Net Acceleration Calculator

Calculating net acceleration involves combining multiple acceleration vectors to determine the overall acceleration experienced by an object. This process is essential in physics, particularly in dynamics and kinematics, for understanding how forces affect motion.

Historical Background

The concept of acceleration as a vector quantity, representing both magnitude and direction, is fundamental to Newton's Second Law of Motion. This law states that the force acting on an object is equal to the mass of the object multiplied by its acceleration. Understanding net acceleration is crucial for solving complex problems in physics where multiple forces and accelerations are at play.

Net Acceleration Formula

The net acceleration is determined by decomposing each acceleration vector into its x and y components, summing these components separately, and then combining them to find the overall acceleration magnitude:

• Ax (net x-acceleration) = \(A_1 \cos(a_1) + A_2 \cos(a_2) + \ldots\)
• Ay (net y-acceleration) = \(A_1 \sin(a_1) + A_2 \sin(a_2) + \ldots\)
• Net Acceleration Magnitude (Amag) = \(\sqrt{Ax^2 + Ay^2}\)

Where:

• \(A_1, A_2, \ldots\) are the magnitudes of individual acceleration vectors,
• \(a_1, a_2, \ldots\) are the angles of these accelerations relative to a reference direction, usually the positive x-axis,
• Ax and Ay are the net accelerations in the x and y directions, respectively.

Example Calculation

Consider two acceleration vectors: one of 3 m/s² at 45° and another of 4 m/s² at 135°. The net acceleration can be calculated as follows:

• Ax = \(3 \cos(45°) + 4 \cos(135°)\)
• Ay = \(3 \sin(45°) + 4 \sin(135°)\)
• Amag = \(\sqrt{Ax^2 + Ay^2}\)

This process can be easily performed using the calculator provided, simplifying the calculation for scenarios with up to five different acceleration vectors.
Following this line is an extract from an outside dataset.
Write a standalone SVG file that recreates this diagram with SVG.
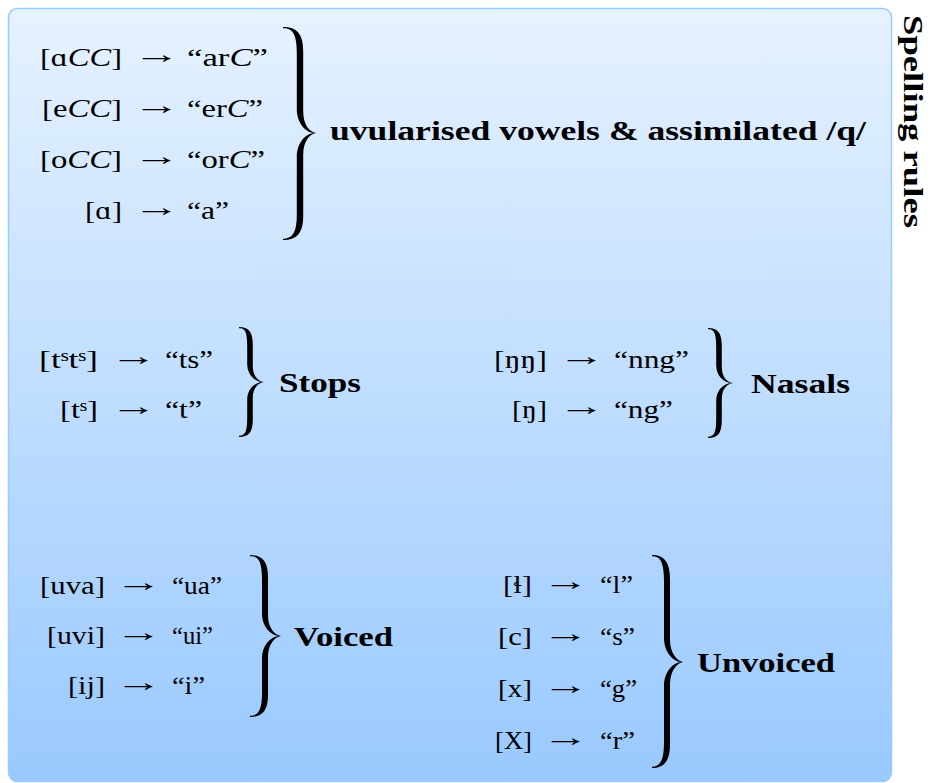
<svg xmlns="http://www.w3.org/2000/svg" width="933" height="783" viewBox="0 0 933 783">
<defs>
<linearGradient id="bg" x1="0" y1="0" x2="0" y2="1">
<stop offset="0" stop-color="#e6f2ff"/>
<stop offset="1" stop-color="#99c9ff"/>
</linearGradient>
<style>
.t{font-family:"Liberation Serif","DejaVu Serif",serif;font-size:26px;fill:#000}
.e{text-anchor:end}
.m{text-anchor:middle;font-family:"Liberation Serif","DejaVu Serif",serif;font-size:26px;fill:#000}
.b{font-family:"Liberation Serif","DejaVu Serif",serif;font-size:28px;font-weight:bold;fill:#000}
.i{font-style:italic}
.br{fill:#000}
</style>
</defs>
<rect x="8.5" y="8.5" width="883" height="773" rx="9" fill="url(#bg)" stroke="#99ccff" stroke-width="1.5"/>
<text class="b" transform="translate(904,15) rotate(90)" textLength="213" lengthAdjust="spacingAndGlyphs">Spelling rules</text>

<g id="uvular">
<text class="t e" x="122" y="66" textLength="82" lengthAdjust="spacingAndGlyphs">[ɑ<tspan class="i">CC</tspan>]</text>
<text class="m" transform="translate(157,63) scale(1.8,1)">→</text>
<text class="t" x="187" y="66" textLength="81" lengthAdjust="spacingAndGlyphs">“ar<tspan class="i">C</tspan>”</text>
<text class="t e" x="122" y="117" textLength="80" lengthAdjust="spacingAndGlyphs">[e<tspan class="i">CC</tspan>]</text>
<text class="m" transform="translate(157,114) scale(1.8,1)">→</text>
<text class="t" x="187" y="117" textLength="76" lengthAdjust="spacingAndGlyphs">“er<tspan class="i">C</tspan>”</text>
<text class="t e" x="122" y="168" textLength="82" lengthAdjust="spacingAndGlyphs">[o<tspan class="i">CC</tspan>]</text>
<text class="m" transform="translate(157,165) scale(1.8,1)">→</text>
<text class="t" x="187" y="168" textLength="78" lengthAdjust="spacingAndGlyphs">“or<tspan class="i">C</tspan>”</text>
<text class="t e" x="122" y="219" textLength="37" lengthAdjust="spacingAndGlyphs">[ɑ]</text>
<text class="m" transform="translate(157,216) scale(1.8,1)">→</text>
<text class="t" x="187" y="219" textLength="42" lengthAdjust="spacingAndGlyphs">“a”</text>
<path class="br" d="M283,27 C297,27 303.2,34 303.2,51 L303.2,111 C303.2,125 309.6,132 316,133 C309.6,134 303.2,141 303.2,155 L303.2,216 C303.2,233 297,240 283,240 L283,238.8 C294,238.5 296.8,230 296.8,214 L296.8,157 C296.8,142 306.4,133.5 314,133 C306.4,132.5 296.8,124 296.8,109 L296.8,53 C296.8,37 294,27.5 283,28.2 Z"/>
<text class="b" x="330" y="140" textLength="536" lengthAdjust="spacingAndGlyphs">uvularised vowels &amp; assimilated /q/</text>
</g>

<g id="stops">
<text class="t e" x="98" y="368" textLength="59" lengthAdjust="spacingAndGlyphs">[tˢtˢ]</text>
<text class="m" transform="translate(134,365) scale(1.8,1)">→</text>
<text class="t" x="165" y="368" textLength="48" lengthAdjust="spacingAndGlyphs">“ts”</text>
<text class="t e" x="98" y="418" textLength="38" lengthAdjust="spacingAndGlyphs">[tˢ]</text>
<text class="m" transform="translate(134,415) scale(1.8,1)">→</text>
<text class="t" x="165" y="418" textLength="37" lengthAdjust="spacingAndGlyphs">“t”</text>
<path class="br" d="M239,327 C249,327 252.8,332 252.8,345 L252.8,366 C252.8,376 258,381 264,382 C258,383 252.8,388 252.8,398 L252.8,419 C252.8,432 249,437 239,437 L239,435.8 C246,435.5 247.2,430 247.2,417 L247.2,400 C247.2,389 255,382.5 262,382 C255,381.5 247.2,375 247.2,364 L247.2,347 C247.2,334 246,327.5 239,328.2 Z"/>
<text class="b" x="279" y="392" textLength="82" lengthAdjust="spacingAndGlyphs">Stops</text>
</g>

<g id="nasals">
<text class="t e" x="547" y="368" textLength="53" lengthAdjust="spacingAndGlyphs">[ŋŋ]</text>
<text class="m" transform="translate(582,365) scale(1.8,1)">→</text>
<text class="t" x="614" y="368" textLength="75" lengthAdjust="spacingAndGlyphs">“nng”</text>
<text class="t e" x="547" y="418" textLength="35" lengthAdjust="spacingAndGlyphs">[ŋ]</text>
<text class="m" transform="translate(582,415) scale(1.8,1)">→</text>
<text class="t" x="614" y="418" textLength="59" lengthAdjust="spacingAndGlyphs">“ng”</text>
<path class="br" transform="translate(469,1)" d="M239,327 C249,327 252.8,332 252.8,345 L252.8,366 C252.8,376 258,381 264,382 C258,383 252.8,388 252.8,398 L252.8,419 C252.8,432 249,437 239,437 L239,435.8 C246,435.5 247.2,430 247.2,417 L247.2,400 C247.2,389 255,382.5 262,382 C255,381.5 247.2,375 247.2,364 L247.2,347 C247.2,334 246,327.5 239,328.2 Z"/>
<text class="b" x="751" y="393" textLength="99" lengthAdjust="spacingAndGlyphs">Nasals</text>
</g>

<g id="voiced">
<text class="t e" x="105" y="594" textLength="65" lengthAdjust="spacingAndGlyphs">[uva]</text>
<text class="m" transform="translate(139,591) scale(1.8,1)">→</text>
<text class="t" x="172" y="594" textLength="50" lengthAdjust="spacingAndGlyphs">“ua”</text>
<text class="t e" x="105" y="644" textLength="58" lengthAdjust="spacingAndGlyphs">[uvi]</text>
<text class="m" transform="translate(139,641) scale(1.8,1)">→</text>
<text class="t" x="172" y="644" textLength="41" lengthAdjust="spacingAndGlyphs">“ui”</text>
<text class="t e" x="105" y="694" textLength="37" lengthAdjust="spacingAndGlyphs">[ij]</text>
<text class="m" transform="translate(139,691) scale(1.8,1)">→</text>
<text class="t" x="172" y="694" textLength="33" lengthAdjust="spacingAndGlyphs">“i”</text>
<path class="br" d="M250,555 C262,555 268,561 268,577 L268,616 C268,628 275,635 281,636 C275,637 268,644 268,656 L268,695 C268,711 262,717 250,717 L250,715.8 C259,715.5 262,709 262,693 L262,658 C262,645 271,636.5 279,636 C271,635.5 262,627 262,614 L262,579 C262,563 259,555.5 250,556.2 Z"/>
<text class="b" x="294" y="646" textLength="99" lengthAdjust="spacingAndGlyphs">Voiced</text>
</g>

<g id="unvoiced">
<text class="t e" x="532" y="593" textLength="29" lengthAdjust="spacingAndGlyphs">[ɬ]</text>
<text class="m" transform="translate(566,590) scale(1.8,1)">→</text>
<text class="t" x="600" y="593" textLength="33" lengthAdjust="spacingAndGlyphs">“l”</text>
<text class="t e" x="532" y="645" textLength="34" lengthAdjust="spacingAndGlyphs">[c]</text>
<text class="m" transform="translate(566,642) scale(1.8,1)">→</text>
<text class="t" x="600" y="645" textLength="35" lengthAdjust="spacingAndGlyphs">“s”</text>
<text class="t e" x="532" y="697" textLength="34" lengthAdjust="spacingAndGlyphs">[x]</text>
<text class="m" transform="translate(566,694) scale(1.8,1)">→</text>
<text class="t" x="600" y="697" textLength="37" lengthAdjust="spacingAndGlyphs">“g”</text>
<text class="t e" x="532" y="749" textLength="37" lengthAdjust="spacingAndGlyphs">[X]</text>
<text class="m" transform="translate(566,746) scale(1.8,1)">→</text>
<text class="t" x="600" y="749" textLength="35" lengthAdjust="spacingAndGlyphs">“r”</text>
<path class="br" d="M652,555 C664,555 670,562 670,579 L670,640 C670,653 677,661 683,662 C677,663 670,671 670,684 L670,744 C670,761 664,768 652,768 L652,766.8 C661,766.5 664,759 664,742 L664,686 C664,672 673,662.5 681,662 C673,661.5 664,652 664,638 L664,581 C664,564 661,555.5 652,556.2 Z"/>
<text class="b" x="697" y="672" textLength="138" lengthAdjust="spacingAndGlyphs">Unvoiced</text>
</g>
</svg>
Importance and Usage Scenarios

Net acceleration calculation is vital in designing transportation systems, understanding celestial mechanics, engineering structures to withstand dynamic forces, and in many other scientific and engineering fields. It allows for a comprehensive analysis of motion, facilitating predictions and understanding of real-world phenomena.

Common FAQs

1. What is vector acceleration?

   • Vector acceleration describes acceleration with both magnitude and direction, allowing for a complete representation of how an object's velocity changes over time.

2. How do you handle acceleration in different directions?

   • Accelerations in different directions are decomposed into perpendicular components, which are then algebraically summed to find the net acceleration in each direction.

3. Can net acceleration be zero?

   • Yes, if the sum of all acceleration vectors equals zero, the object experiences no net acceleration, indicating it maintains a constant velocity or is at rest.